— Problem details —
Tally the lines that include the word "chart" and reply with nothing but the total.

— Extracted records —
####

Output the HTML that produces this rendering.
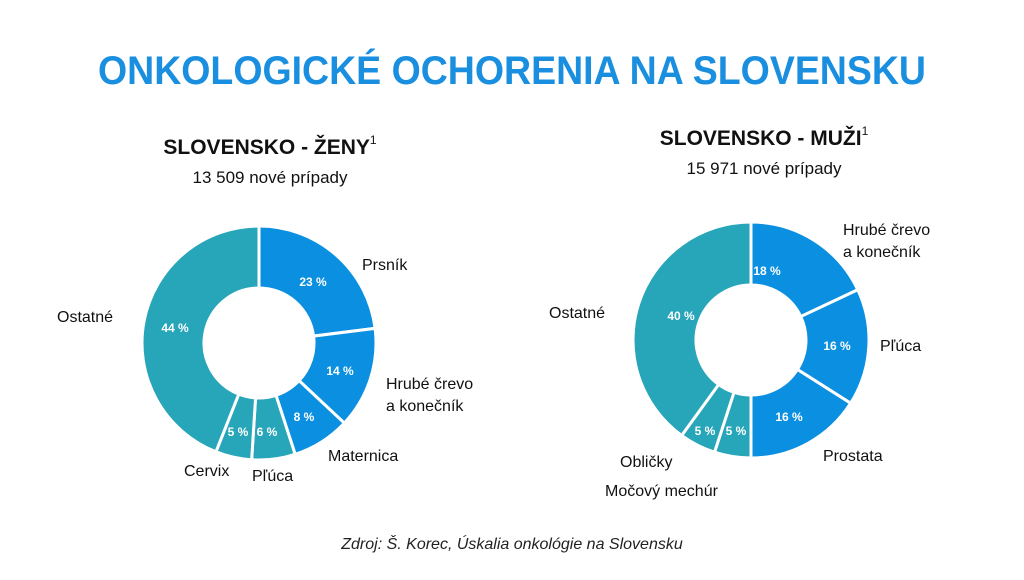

####

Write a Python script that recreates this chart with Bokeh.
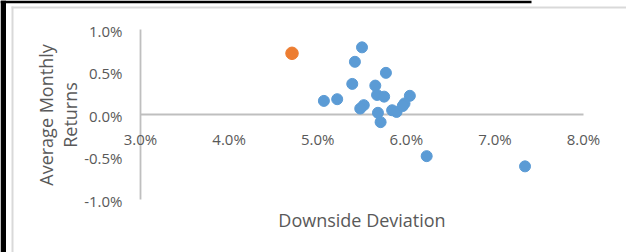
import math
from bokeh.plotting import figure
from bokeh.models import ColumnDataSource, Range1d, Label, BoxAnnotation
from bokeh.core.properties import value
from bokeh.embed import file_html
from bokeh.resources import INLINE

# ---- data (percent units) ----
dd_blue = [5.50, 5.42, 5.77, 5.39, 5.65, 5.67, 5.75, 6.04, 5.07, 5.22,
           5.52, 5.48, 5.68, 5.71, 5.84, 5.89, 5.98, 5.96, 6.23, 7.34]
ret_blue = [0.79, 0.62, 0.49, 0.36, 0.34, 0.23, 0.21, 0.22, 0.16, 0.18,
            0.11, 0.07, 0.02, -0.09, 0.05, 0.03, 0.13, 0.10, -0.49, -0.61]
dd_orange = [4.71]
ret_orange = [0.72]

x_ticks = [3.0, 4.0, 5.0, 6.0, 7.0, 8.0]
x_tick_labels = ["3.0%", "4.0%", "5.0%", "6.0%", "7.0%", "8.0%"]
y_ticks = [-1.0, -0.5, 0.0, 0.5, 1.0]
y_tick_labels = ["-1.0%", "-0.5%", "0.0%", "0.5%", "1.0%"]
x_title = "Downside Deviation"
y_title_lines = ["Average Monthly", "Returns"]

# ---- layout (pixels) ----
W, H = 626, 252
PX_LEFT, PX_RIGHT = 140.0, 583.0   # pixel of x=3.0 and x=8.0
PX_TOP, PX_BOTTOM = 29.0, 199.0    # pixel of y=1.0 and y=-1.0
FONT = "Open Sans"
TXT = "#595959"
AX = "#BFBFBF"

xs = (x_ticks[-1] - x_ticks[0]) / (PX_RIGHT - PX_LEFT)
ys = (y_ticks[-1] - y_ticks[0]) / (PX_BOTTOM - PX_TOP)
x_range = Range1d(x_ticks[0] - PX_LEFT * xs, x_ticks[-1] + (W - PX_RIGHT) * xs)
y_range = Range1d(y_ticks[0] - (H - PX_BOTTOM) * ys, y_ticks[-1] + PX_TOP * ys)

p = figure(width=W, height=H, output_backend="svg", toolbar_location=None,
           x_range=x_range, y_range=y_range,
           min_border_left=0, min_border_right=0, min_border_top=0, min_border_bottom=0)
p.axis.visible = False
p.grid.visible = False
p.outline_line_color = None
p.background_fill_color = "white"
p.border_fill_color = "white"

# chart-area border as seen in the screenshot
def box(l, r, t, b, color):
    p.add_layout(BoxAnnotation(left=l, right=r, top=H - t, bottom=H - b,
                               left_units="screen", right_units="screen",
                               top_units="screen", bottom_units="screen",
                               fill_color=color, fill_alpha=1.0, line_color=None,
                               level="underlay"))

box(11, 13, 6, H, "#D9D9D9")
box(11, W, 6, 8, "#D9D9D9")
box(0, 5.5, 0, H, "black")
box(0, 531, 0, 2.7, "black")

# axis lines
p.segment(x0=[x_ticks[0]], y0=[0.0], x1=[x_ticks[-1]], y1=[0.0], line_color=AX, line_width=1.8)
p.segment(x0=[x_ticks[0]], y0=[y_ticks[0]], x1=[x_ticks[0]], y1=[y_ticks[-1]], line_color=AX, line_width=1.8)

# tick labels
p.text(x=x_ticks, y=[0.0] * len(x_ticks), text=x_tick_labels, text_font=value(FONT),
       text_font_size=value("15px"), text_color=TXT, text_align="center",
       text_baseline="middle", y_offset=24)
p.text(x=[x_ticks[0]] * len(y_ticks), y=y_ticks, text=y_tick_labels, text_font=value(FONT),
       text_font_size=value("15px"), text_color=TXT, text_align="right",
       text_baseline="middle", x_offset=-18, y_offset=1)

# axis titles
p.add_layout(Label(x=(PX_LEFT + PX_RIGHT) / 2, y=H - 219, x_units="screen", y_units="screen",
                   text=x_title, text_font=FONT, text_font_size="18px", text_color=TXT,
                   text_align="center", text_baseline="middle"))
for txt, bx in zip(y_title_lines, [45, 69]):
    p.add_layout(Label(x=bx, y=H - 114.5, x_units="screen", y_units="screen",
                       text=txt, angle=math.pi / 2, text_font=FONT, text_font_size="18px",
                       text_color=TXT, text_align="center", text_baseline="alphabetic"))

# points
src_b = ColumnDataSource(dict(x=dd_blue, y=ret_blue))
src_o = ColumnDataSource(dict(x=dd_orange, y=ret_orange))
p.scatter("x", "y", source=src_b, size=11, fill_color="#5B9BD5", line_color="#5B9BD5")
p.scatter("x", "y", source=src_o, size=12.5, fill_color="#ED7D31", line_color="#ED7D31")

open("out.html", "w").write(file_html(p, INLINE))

####

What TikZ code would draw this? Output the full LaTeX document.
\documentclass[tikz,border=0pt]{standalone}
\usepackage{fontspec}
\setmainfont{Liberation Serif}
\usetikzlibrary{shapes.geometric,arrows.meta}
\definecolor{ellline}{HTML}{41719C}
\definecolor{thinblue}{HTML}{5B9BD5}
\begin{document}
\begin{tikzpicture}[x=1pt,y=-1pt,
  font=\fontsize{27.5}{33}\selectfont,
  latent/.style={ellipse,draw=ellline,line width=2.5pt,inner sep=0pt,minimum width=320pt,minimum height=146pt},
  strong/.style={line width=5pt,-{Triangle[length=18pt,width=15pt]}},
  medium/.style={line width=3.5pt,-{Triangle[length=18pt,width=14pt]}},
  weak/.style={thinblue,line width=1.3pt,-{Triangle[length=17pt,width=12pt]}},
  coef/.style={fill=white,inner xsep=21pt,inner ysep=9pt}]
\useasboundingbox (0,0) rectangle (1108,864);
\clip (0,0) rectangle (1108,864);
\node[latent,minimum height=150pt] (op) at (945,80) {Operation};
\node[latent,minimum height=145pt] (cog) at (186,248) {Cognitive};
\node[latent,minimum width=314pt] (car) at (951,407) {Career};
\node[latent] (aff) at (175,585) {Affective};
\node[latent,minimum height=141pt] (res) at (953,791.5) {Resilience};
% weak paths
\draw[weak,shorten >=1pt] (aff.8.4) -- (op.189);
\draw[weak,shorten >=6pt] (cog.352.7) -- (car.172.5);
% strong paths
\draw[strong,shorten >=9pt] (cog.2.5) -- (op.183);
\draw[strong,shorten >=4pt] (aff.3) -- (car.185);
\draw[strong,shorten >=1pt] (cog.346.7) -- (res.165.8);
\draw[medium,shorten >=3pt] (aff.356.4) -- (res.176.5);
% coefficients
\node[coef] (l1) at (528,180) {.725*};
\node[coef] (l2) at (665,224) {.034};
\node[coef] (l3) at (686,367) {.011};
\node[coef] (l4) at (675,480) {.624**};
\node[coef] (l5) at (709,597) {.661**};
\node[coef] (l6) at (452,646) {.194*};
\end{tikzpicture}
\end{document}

####

— Response to the exercise —
2